* [Exercise]:
Set the lines down again exactly, first line through the line that contains "bin_freq = np.arange(1, 133) / 30.0", with no pictures.
begin Material provided
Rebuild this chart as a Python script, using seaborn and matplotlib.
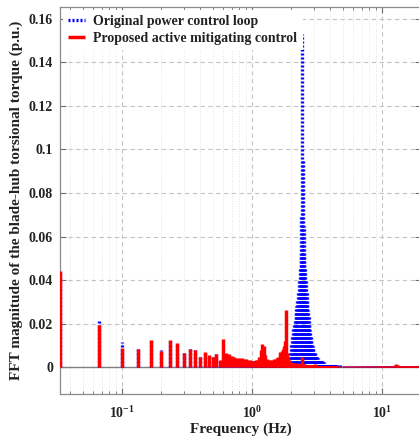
import numpy as np
import pandas as pd
import matplotlib
matplotlib.use("Agg")
import matplotlib.pyplot as plt
import seaborn as sns
from matplotlib.ticker import LogLocator, FixedLocator, FuncFormatter

# FFT bins: k/30 Hz, k = 1..132 (0.033 - 4.4 Hz)
bin_freq = np.arange(1, 133) / 30.0

red_mag = [
    0.0443, 0.0193, 0.0089, 0.0084, 0.0123, 0.0073, 0.0125, 0.0109, 0.0064, 0.0083,
    0.0077, 0.0047, 0.0067, 0.0053, 0.0047, 0.0062, 0.0030, 0.0128, 0.0066, 0.0062,
    0.0050, 0.0048, 0.0043, 0.0042, 0.0040, 0.0039, 0.0036, 0.0033, 0.0030, 0.0028,
    0.0029, 0.0031, 0.0033, 0.0045, 0.0078, 0.0104, 0.0095, 0.0055, 0.0035, 0.0030,
    0.0032, 0.0028, 0.0030, 0.0035, 0.0033, 0.0038, 0.0040, 0.0045, 0.0068, 0.0062,
    0.0075, 0.0085, 0.0095, 0.0120, 0.0262, 0.0065, 0.0040, 0.0030, 0.0025, 0.0020,
    0.0019, 0.0018, 0.0018, 0.0017, 0.0016, 0.0016, 0.0015, 0.0015, 0.0014, 0.0014,
    0.0013, 0.0014, 0.0044, 0.0015, 0.0012, 0.0012, 0.0011, 0.0011, 0.0011, 0.0010,
    0.0010, 0.0010, 0.0009, 0.0009, 0.0009, 0.0009, 0.0008, 0.0008, 0.0008, 0.0008,
    0.0012, 0.0008, 0.0008, 0.0007, 0.0007, 0.0007, 0.0007, 0.0007, 0.0007, 0.0007,
    0.0007, 0.0006, 0.0006, 0.0006, 0.0006, 0.0006, 0.0006, 0.0006, 0.0006, 0.0006,
    0.0006, 0.0006, 0.0005, 0.0005, 0.0005, 0.0005, 0.0005, 0.0005, 0.0005, 0.0005,
    0.0005, 0.0005, 0.0005, 0.0005, 0.0005, 0.0005, 0.0005, 0.0005, 0.0005, 0.0005,
    0.0005, 0.0005,
]

blue_mag = [
    0.0443, 0.0218, 0.0113, 0.0084, 0.0123, 0.0078, 0.0125, 0.0109, 0.0064, 0.0083,
    0.0077, 0.0047, 0.0067, 0.0053, 0.0047, 0.0060, 0.0034, 0.0040, 0.0040, 0.0040,
    0.0038, 0.0036, 0.0036, 0.0035, 0.0035, 0.0034, 0.0034, 0.0034, 0.0034, 0.0033,
    0.0031, 0.0030, 0.0030, 0.0030, 0.0029, 0.0029, 0.0029, 0.0030, 0.0031, 0.0030,
    0.0029, 0.0029, 0.0029, 0.0028, 0.0028, 0.0028, 0.0028, 0.0027, 0.0027, 0.0027,
    0.0027, 0.0026, 0.0026, 0.0026, 0.0028, 0.0030, 0.0025, 0.0050, 0.0075, 0.0110,
    0.0140, 0.0180, 0.0200, 0.0220, 0.0250, 0.0280, 0.0310, 0.0350, 0.0400, 0.0450,
    0.0520, 0.0700, 0.1530, 0.0950, 0.0650, 0.0520, 0.0450, 0.0400, 0.0340, 0.0300,
    0.0260, 0.0230, 0.0200, 0.0170, 0.0145, 0.0125, 0.0110, 0.0095, 0.0085, 0.0075,
    0.0068, 0.0061, 0.0055, 0.0050, 0.0046, 0.0040, 0.0036, 0.0033, 0.0030, 0.0029,
    0.0028, 0.0027, 0.0026, 0.0026, 0.0025, 0.0024, 0.0023, 0.0020, 0.0018, 0.0016,
    0.0015, 0.0014, 0.0013, 0.0012, 0.0012, 0.0011, 0.0011, 0.0011, 0.0010, 0.0010,
    0.0010, 0.0010, 0.0010, 0.0010, 0.0010, 0.0010, 0.0010, 0.0009, 0.0009, 0.0008,
    0.0008, 0.0008,
]

# high-frequency tail, coarser steps (4.5 - 19.8 Hz)
tail_freq = np.arange(4.5, 19.85, 0.3)
tail_blue = [
    0.0008, 0.0008, 0.0007, 0.0007, 0.0007, 0.0006, 0.0006, 0.0006, 0.0006, 0.0006,
    0.0006, 0.0006, 0.0006, 0.0006, 0.0005, 0.0005, 0.0005, 0.0005, 0.0005, 0.0005,
    0.0005, 0.0005, 0.0005, 0.0005, 0.0005, 0.0005, 0.0005, 0.0005, 0.0005, 0.0005,
    0.0005, 0.0005, 0.0005, 0.0005, 0.0005, 0.0005, 0.0005, 0.0005, 0.0005, 0.0005,
    0.0005, 0.0005, 0.0005, 0.0005, 0.0005, 0.0005, 0.0005, 0.0005, 0.0005, 0.0005,
    0.0005, 0.0005,
]
tail_red = [
    0.0005, 0.0005, 0.0004, 0.0004, 0.0004, 0.0004, 0.0004, 0.0004, 0.0004, 0.0004,
    0.0004, 0.0004, 0.0004, 0.0004, 0.0004, 0.0004, 0.0004, 0.0004, 0.0004, 0.0004,
    0.0004, 0.0004, 0.0004, 0.0004, 0.0004, 0.0004, 0.0006, 0.0010, 0.0012, 0.0009,
    0.0005, 0.0004, 0.0004, 0.0004, 0.0004, 0.0004, 0.0004, 0.0004, 0.0004, 0.0004,
    0.0004, 0.0004, 0.0004, 0.0004, 0.0004, 0.0004, 0.0004, 0.0004, 0.0004, 0.0004,
    0.0004, 0.0004,
]

series_labels = ["Original power control loop", "Proposed active mitigating control"]

df = pd.DataFrame({
    "freq": np.concatenate([bin_freq, tail_freq]),
    "original": np.concatenate([blue_mag, tail_blue]),
    "proposed": np.concatenate([red_mag, tail_red]),
})

sns.set_style("ticks")
plt.rcParams["font.family"] = ["Liberation Serif", "DejaVu Serif"]
plt.rcParams["font.weight"] = "bold"
plt.rcParams["mathtext.fontset"] = "custom"
plt.rcParams["mathtext.rm"] = "Liberation Serif:bold"
plt.rcParams["mathtext.it"] = "Liberation Serif:bold"
plt.rcParams["mathtext.bf"] = "Liberation Serif:bold"

fig = plt.figure(figsize=(4.19, 4.42), dpi=100)
ax = fig.add_axes([60 / 419, 48 / 442, 361 / 419, 387 / 442])

ax.set_xscale("log")
ax.set_xlim(1 / 30, 20)
ax.set_ylim(-0.0124, 0.1655)

grid_col = "#c4c4c4"
ax.grid(True, which="major", axis="both", color=grid_col, linestyle=(0, (4, 3)), linewidth=0.8)
ax.grid(True, which="minor", axis="x", color="#dcdcdc", linestyle=(0, (1, 2)), linewidth=0.6)
ax.set_axisbelow(True)

ax.axhline(0, color="#808080", linewidth=1.0, zorder=1.5)

ax.vlines(df["freq"], 0, df["original"], colors="#0000ff", linewidth=2.4,
          linestyles=[(0, (0.6, 0.6))], label=series_labels[0], zorder=2)
ax.vlines(df["freq"], 0, df["proposed"], colors="#ff0000", linewidth=2.5,
          label=series_labels[1], zorder=3)

ax.set_yticks(np.arange(0, 0.161, 0.02))
ax.yaxis.set_major_formatter(FuncFormatter(lambda v, p: f"{round(v, 4):g}"))
ax.xaxis.set_major_locator(FixedLocator([0.1, 1, 10]))
ax.xaxis.set_major_formatter(FuncFormatter(lambda v, p: r"$10^{%d}$" % int(round(np.log10(v)))))
ax.xaxis.set_minor_locator(LogLocator(base=10, subs=np.arange(2, 10)))

ax.tick_params(axis="both", which="both", direction="in", top=True, right=True,
               colors="#707070", labelcolor="#222222", labelsize=10)
ax.tick_params(axis="both", which="major", length=4, width=0.8)
ax.tick_params(axis="both", which="minor", length=2.5, width=0.6)
ax.tick_params(axis="x", which="major", pad=8)
ax.tick_params(axis="y", which="major", pad=5)

for s in ax.spines.values():
    s.set_color("#8a8a8a")
    s.set_linewidth(0.9)

ax.set_xlabel("Frequency (Hz)", fontsize=11, fontweight="bold", color="#222222", labelpad=1)
ax.set_ylabel("FFT magnitude of the blade-hub torsional torque (p.u.)", fontsize=11,
              fontweight="bold", color="#222222", labelpad=4)

leg = ax.legend(loc="upper left", fontsize=10, frameon=True, fancybox=False,
                edgecolor="none", facecolor="white", framealpha=1,
                handlelength=1.2, handletextpad=0.6, borderpad=0.4, labelspacing=0.25,
                borderaxespad=0.2)
for t in leg.get_texts():
    t.set_color("#222222")

fig.savefig("out.png", dpi=100)
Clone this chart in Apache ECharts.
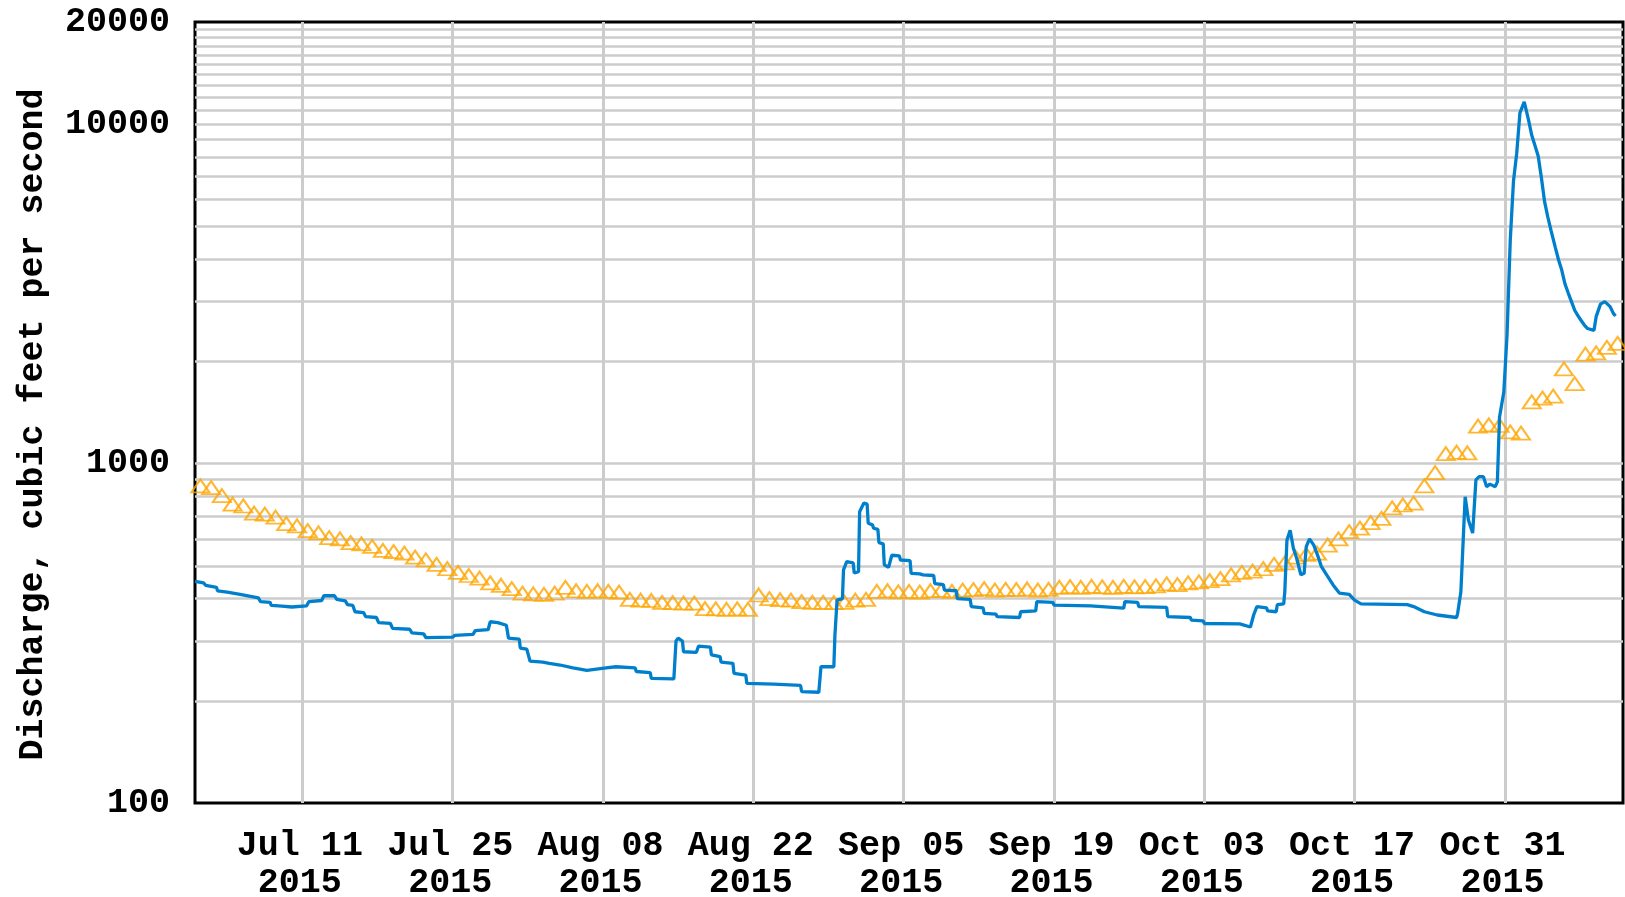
end Material provided
* [Solution to this exercise]:
Rebuild this chart as a Python script, using seaborn and matplotlib.
import numpy as np
import pandas as pd
import matplotlib
matplotlib.use("Agg")
import matplotlib.pyplot as plt
import seaborn as sns
from matplotlib.ticker import LogLocator, FixedLocator, FuncFormatter

# FFT bins: k/30 Hz, k = 1..132 (0.033 - 4.4 Hz)
bin_freq = np.arange(1, 133) / 30.0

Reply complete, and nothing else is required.